**Material**:
* * *
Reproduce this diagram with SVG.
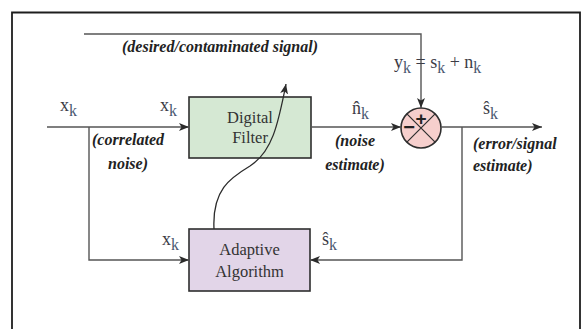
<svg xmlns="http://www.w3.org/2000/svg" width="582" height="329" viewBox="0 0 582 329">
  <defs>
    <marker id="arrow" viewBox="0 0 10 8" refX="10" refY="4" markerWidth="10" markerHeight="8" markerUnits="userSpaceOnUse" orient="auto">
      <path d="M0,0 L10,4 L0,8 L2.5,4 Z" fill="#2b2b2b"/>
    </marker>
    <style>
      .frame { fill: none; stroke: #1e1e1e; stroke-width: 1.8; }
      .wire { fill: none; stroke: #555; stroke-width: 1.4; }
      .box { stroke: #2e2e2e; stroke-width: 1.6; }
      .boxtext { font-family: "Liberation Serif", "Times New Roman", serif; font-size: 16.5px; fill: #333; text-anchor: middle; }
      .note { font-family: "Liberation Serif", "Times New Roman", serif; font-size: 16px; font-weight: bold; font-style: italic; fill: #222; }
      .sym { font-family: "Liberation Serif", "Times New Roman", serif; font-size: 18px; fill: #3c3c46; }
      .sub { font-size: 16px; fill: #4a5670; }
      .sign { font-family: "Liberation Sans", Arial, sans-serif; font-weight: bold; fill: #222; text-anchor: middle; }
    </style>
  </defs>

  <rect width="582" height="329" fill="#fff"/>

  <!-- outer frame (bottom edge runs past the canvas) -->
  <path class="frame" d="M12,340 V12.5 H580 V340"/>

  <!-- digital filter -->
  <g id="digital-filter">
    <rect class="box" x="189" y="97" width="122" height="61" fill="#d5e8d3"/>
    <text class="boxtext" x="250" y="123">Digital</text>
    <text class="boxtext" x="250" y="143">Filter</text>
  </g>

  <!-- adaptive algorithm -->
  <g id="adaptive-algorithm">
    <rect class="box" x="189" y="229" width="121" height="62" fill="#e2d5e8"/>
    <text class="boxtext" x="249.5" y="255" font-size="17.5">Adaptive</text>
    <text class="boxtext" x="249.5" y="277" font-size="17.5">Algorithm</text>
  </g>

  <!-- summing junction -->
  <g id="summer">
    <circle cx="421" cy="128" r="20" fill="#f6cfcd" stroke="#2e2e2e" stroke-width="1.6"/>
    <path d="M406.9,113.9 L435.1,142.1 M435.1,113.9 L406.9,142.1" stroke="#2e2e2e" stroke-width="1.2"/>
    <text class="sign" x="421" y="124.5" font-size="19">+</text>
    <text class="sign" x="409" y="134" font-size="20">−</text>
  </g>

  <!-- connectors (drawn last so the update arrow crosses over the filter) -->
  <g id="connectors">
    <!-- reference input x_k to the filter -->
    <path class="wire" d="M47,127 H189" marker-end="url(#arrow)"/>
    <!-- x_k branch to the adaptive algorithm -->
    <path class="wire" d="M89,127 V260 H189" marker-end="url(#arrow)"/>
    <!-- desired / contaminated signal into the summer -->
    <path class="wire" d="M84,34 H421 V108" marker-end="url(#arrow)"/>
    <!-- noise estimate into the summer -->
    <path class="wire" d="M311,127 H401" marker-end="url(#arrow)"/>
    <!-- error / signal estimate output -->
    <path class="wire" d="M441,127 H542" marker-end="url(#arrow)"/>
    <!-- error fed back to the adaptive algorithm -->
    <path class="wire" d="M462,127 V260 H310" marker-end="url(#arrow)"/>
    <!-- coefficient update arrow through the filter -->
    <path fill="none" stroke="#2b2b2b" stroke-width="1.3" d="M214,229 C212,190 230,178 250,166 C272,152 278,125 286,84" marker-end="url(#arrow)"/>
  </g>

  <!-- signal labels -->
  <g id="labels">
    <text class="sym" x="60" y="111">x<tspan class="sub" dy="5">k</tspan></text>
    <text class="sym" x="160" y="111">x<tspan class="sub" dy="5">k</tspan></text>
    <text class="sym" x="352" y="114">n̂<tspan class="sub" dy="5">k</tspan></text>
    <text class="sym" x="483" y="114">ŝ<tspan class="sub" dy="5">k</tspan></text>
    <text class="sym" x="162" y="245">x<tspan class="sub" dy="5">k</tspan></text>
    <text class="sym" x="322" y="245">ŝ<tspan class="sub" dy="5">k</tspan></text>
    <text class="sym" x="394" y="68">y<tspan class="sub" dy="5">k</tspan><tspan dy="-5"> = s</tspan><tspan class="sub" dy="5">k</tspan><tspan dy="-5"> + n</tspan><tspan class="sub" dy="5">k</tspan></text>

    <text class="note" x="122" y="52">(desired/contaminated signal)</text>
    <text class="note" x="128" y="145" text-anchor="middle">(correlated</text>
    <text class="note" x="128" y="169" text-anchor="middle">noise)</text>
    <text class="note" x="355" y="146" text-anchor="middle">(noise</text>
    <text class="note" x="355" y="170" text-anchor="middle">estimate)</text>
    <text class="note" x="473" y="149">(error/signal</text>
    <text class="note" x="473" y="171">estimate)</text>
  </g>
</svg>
* * *
**Stated problem**: Take the listing above and restate it word for word, without its pictures.

**Solution**:
Reproduce this diagram with SVG.
<svg xmlns="http://www.w3.org/2000/svg" width="582" height="329" viewBox="0 0 582 329">
  <defs>
    <marker id="arrow" viewBox="0 0 10 8" refX="10" refY="4" markerWidth="10" markerHeight="8" markerUnits="userSpaceOnUse" orient="auto">
      <path d="M0,0 L10,4 L0,8 L2.5,4 Z" fill="#2b2b2b"/>
    </marker>
    <style>
      .frame { fill: none; stroke: #1e1e1e; stroke-width: 1.8; }
      .wire { fill: none; stroke: #555; stroke-width: 1.4; }
      .box { stroke: #2e2e2e; stroke-width: 1.6; }
      .boxtext { font-family: "Liberation Serif", "Times New Roman", serif; font-size: 16.5px; fill: #333; text-anchor: middle; }
      .note { font-family: "Liberation Serif", "Times New Roman", serif; font-size: 16px; font-weight: bold; font-style: italic; fill: #222; }
      .sym { font-family: "Liberation Serif", "Times New Roman", serif; font-size: 18px; fill: #3c3c46; }
      .sub { font-size: 16px; fill: #4a5670; }
      .sign { font-family: "Liberation Sans", Arial, sans-serif; font-weight: bold; fill: #222; text-anchor: middle; }
    </style>
  </defs>

  <rect width="582" height="329" fill="#fff"/>

  <!-- outer frame (bottom edge runs past the canvas) -->
  <path class="frame" d="M12,340 V12.5 H580 V340"/>

  <!-- digital filter -->
  <g id="digital-filter">
    <rect class="box" x="189" y="97" width="122" height="61" fill="#d5e8d3"/>
    <text class="boxtext" x="250" y="123">Digital</text>
    <text class="boxtext" x="250" y="143">Filter</text>
  </g>

  <!-- adaptive algorithm -->
  <g id="adaptive-algorithm">
    <rect class="box" x="189" y="229" width="121" height="62" fill="#e2d5e8"/>
    <text class="boxtext" x="249.5" y="255" font-size="17.5">Adaptive</text>
    <text class="boxtext" x="249.5" y="277" font-size="17.5">Algorithm</text>
  </g>

  <!-- summing junction -->
  <g id="summer">
    <circle cx="421" cy="128" r="20" fill="#f6cfcd" stroke="#2e2e2e" stroke-width="1.6"/>
    <path d="M406.9,113.9 L435.1,142.1 M435.1,113.9 L406.9,142.1" stroke="#2e2e2e" stroke-width="1.2"/>
    <text class="sign" x="421" y="124.5" font-size="19">+</text>
    <text class="sign" x="409" y="134" font-size="20">−</text>
  </g>

  <!-- connectors (drawn last so the update arrow crosses over the filter) -->
  <g id="connectors">
    <!-- reference input x_k to the filter -->
    <path class="wire" d="M47,127 H189" marker-end="url(#arrow)"/>
    <!-- x_k branch to the adaptive algorithm -->
    <path class="wire" d="M89,127 V260 H189" marker-end="url(#arrow)"/>
    <!-- desired / contaminated signal into the summer -->
    <path class="wire" d="M84,34 H421 V108" marker-end="url(#arrow)"/>
    <!-- noise estimate into the summer -->
    <path class="wire" d="M311,127 H401" marker-end="url(#arrow)"/>
    <!-- error / signal estimate output -->
    <path class="wire" d="M441,127 H542" marker-end="url(#arrow)"/>
    <!-- error fed back to the adaptive algorithm -->
    <path class="wire" d="M462,127 V260 H310" marker-end="url(#arrow)"/>
    <!-- coefficient update arrow through the filter -->
    <path fill="none" stroke="#2b2b2b" stroke-width="1.3" d="M214,229 C212,190 230,178 250,166 C272,152 278,125 286,84" marker-end="url(#arrow)"/>
  </g>

  <!-- signal labels -->
  <g id="labels">
    <text class="sym" x="60" y="111">x<tspan class="sub" dy="5">k</tspan></text>
    <text class="sym" x="160" y="111">x<tspan class="sub" dy="5">k</tspan></text>
    <text class="sym" x="352" y="114">n̂<tspan class="sub" dy="5">k</tspan></text>
    <text class="sym" x="483" y="114">ŝ<tspan class="sub" dy="5">k</tspan></text>
    <text class="sym" x="162" y="245">x<tspan class="sub" dy="5">k</tspan></text>
    <text class="sym" x="322" y="245">ŝ<tspan class="sub" dy="5">k</tspan></text>
    <text class="sym" x="394" y="68">y<tspan class="sub" dy="5">k</tspan><tspan dy="-5"> = s</tspan><tspan class="sub" dy="5">k</tspan><tspan dy="-5"> + n</tspan><tspan class="sub" dy="5">k</tspan></text>

    <text class="note" x="122" y="52">(desired/contaminated signal)</text>
    <text class="note" x="128" y="145" text-anchor="middle">(correlated</text>
    <text class="note" x="128" y="169" text-anchor="middle">noise)</text>
    <text class="note" x="355" y="146" text-anchor="middle">(noise</text>
    <text class="note" x="355" y="170" text-anchor="middle">estimate)</text>
    <text class="note" x="473" y="149">(error/signal</text>
    <text class="note" x="473" y="171">estimate)</text>
  </g>
</svg>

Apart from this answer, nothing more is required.